→ **SHORT PROBLEM**
From the line with "Rebuild this chart" to the line with "ax2 = fig.add_axes([0.161, 0.070, 0.814, 0.408])", both included, repeat each line exactly and leave out the pictures.

→ **DATASET ENTRIES**
--------------------------------

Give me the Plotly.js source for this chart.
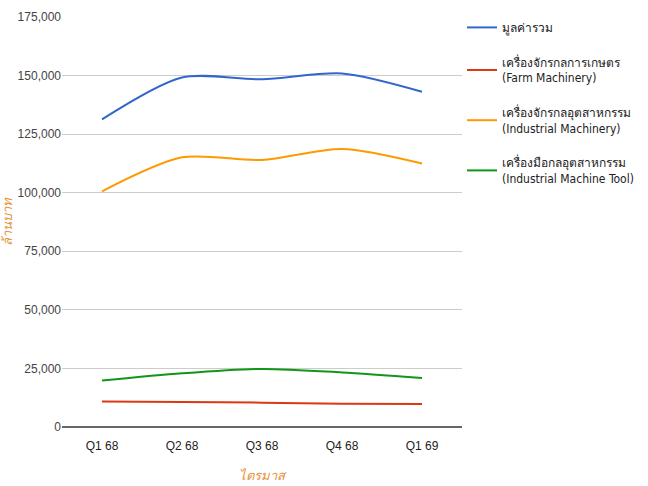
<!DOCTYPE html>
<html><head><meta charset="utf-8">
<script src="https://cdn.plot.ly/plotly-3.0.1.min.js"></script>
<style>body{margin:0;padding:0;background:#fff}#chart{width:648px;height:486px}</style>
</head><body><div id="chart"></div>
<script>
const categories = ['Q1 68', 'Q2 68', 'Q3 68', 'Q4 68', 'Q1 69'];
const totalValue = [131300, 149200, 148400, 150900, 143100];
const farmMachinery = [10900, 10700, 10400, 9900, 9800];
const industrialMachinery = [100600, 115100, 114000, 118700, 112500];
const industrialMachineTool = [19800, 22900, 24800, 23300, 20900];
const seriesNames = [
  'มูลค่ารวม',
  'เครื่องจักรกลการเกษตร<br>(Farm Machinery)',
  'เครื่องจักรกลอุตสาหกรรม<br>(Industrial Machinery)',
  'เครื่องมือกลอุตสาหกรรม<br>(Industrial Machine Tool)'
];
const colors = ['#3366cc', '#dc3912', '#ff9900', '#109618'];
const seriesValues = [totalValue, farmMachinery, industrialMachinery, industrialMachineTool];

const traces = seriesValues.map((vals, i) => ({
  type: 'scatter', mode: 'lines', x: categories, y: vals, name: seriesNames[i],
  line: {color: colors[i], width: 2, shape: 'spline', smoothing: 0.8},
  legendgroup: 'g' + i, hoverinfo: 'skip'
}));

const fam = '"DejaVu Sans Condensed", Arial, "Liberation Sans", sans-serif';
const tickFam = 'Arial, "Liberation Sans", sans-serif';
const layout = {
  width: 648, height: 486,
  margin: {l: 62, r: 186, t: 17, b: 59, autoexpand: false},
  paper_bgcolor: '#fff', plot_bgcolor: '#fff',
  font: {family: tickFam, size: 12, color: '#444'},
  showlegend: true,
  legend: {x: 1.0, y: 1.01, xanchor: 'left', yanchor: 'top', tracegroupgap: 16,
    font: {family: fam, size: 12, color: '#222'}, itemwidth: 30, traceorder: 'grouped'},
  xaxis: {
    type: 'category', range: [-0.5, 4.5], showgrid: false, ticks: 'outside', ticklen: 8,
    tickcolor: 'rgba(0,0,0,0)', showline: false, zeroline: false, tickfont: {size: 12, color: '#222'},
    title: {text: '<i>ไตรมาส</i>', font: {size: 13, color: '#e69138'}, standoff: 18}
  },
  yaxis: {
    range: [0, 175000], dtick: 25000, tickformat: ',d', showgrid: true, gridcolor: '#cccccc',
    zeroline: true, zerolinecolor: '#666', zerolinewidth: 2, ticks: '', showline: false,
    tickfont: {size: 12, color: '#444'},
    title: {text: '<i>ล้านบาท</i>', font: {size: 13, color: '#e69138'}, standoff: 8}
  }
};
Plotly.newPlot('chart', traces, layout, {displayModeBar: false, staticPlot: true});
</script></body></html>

--------------------------------

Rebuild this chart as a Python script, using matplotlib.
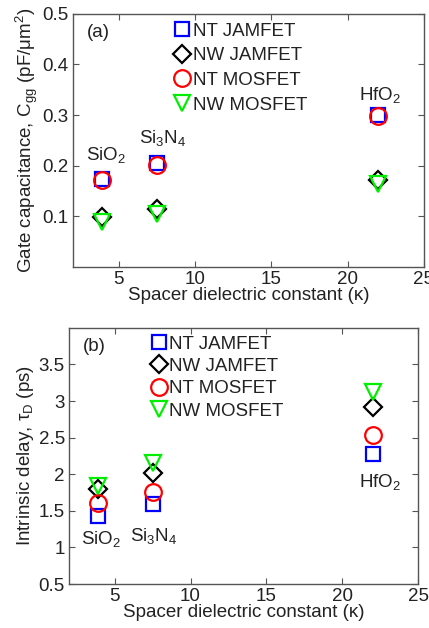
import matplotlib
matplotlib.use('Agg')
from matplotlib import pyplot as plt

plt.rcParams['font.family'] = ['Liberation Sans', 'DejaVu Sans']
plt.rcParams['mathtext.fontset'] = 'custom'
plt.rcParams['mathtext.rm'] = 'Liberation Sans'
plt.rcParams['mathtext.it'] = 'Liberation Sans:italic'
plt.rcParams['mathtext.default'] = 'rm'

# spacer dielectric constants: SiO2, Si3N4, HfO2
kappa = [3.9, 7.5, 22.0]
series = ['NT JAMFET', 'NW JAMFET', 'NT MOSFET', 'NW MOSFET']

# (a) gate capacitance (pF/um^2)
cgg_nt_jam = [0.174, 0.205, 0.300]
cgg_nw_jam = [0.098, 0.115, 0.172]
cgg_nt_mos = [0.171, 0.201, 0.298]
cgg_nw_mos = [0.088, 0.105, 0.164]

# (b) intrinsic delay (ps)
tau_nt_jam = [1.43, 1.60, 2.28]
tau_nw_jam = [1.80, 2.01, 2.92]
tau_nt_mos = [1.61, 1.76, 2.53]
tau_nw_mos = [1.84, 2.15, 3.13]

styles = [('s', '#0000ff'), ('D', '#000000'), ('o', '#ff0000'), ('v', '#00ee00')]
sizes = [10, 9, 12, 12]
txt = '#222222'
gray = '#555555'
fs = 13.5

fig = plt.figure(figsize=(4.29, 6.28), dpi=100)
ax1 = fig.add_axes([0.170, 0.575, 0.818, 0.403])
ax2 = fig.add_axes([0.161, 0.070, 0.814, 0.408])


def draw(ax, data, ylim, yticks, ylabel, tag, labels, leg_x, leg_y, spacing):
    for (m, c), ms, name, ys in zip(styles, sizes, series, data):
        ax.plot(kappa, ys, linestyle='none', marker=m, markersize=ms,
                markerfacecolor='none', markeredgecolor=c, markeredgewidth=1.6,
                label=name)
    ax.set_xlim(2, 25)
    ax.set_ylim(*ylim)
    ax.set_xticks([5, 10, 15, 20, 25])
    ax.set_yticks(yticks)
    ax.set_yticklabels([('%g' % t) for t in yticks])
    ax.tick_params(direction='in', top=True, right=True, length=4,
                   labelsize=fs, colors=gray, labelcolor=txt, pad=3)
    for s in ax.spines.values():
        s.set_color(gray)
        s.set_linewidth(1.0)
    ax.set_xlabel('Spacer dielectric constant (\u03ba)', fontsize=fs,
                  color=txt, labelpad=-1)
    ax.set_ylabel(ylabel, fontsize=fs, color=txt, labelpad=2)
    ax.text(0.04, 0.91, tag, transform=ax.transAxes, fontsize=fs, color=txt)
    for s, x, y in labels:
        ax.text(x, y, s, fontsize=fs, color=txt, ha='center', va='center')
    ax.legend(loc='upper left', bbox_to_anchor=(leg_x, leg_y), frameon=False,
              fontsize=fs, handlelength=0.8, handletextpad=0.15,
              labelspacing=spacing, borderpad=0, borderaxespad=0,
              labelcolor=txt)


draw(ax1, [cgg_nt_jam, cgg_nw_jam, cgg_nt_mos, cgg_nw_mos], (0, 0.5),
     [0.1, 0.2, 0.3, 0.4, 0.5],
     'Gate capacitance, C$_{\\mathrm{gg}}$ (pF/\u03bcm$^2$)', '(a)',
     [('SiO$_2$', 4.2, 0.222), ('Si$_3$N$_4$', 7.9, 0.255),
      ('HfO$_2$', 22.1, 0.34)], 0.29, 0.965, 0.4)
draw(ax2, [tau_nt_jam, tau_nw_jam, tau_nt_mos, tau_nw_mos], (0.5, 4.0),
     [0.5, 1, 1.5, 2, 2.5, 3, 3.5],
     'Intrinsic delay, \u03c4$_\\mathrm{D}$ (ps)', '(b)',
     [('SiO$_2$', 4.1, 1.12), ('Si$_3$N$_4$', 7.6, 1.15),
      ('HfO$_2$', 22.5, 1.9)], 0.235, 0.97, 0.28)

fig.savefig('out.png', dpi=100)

--------------------------------

→ **EXPECTED ANSWER**
Rebuild this chart as a Python script, using matplotlib.
import matplotlib
matplotlib.use('Agg')
from matplotlib import pyplot as plt

plt.rcParams['font.family'] = ['Liberation Sans', 'DejaVu Sans']
plt.rcParams['mathtext.fontset'] = 'custom'
plt.rcParams['mathtext.rm'] = 'Liberation Sans'
plt.rcParams['mathtext.it'] = 'Liberation Sans:italic'
plt.rcParams['mathtext.default'] = 'rm'

# spacer dielectric constants: SiO2, Si3N4, HfO2
kappa = [3.9, 7.5, 22.0]
series = ['NT JAMFET', 'NW JAMFET', 'NT MOSFET', 'NW MOSFET']

# (a) gate capacitance (pF/um^2)
cgg_nt_jam = [0.174, 0.205, 0.300]
cgg_nw_jam = [0.098, 0.115, 0.172]
cgg_nt_mos = [0.171, 0.201, 0.298]
cgg_nw_mos = [0.088, 0.105, 0.164]

# (b) intrinsic delay (ps)
tau_nt_jam = [1.43, 1.60, 2.28]
tau_nw_jam = [1.80, 2.01, 2.92]
tau_nt_mos = [1.61, 1.76, 2.53]
tau_nw_mos = [1.84, 2.15, 3.13]

styles = [('s', '#0000ff'), ('D', '#000000'), ('o', '#ff0000'), ('v', '#00ee00')]
sizes = [10, 9, 12, 12]
txt = '#222222'
gray = '#555555'
fs = 13.5

fig = plt.figure(figsize=(4.29, 6.28), dpi=100)
ax1 = fig.add_axes([0.170, 0.575, 0.818, 0.403])
ax2 = fig.add_axes([0.161, 0.070, 0.814, 0.408])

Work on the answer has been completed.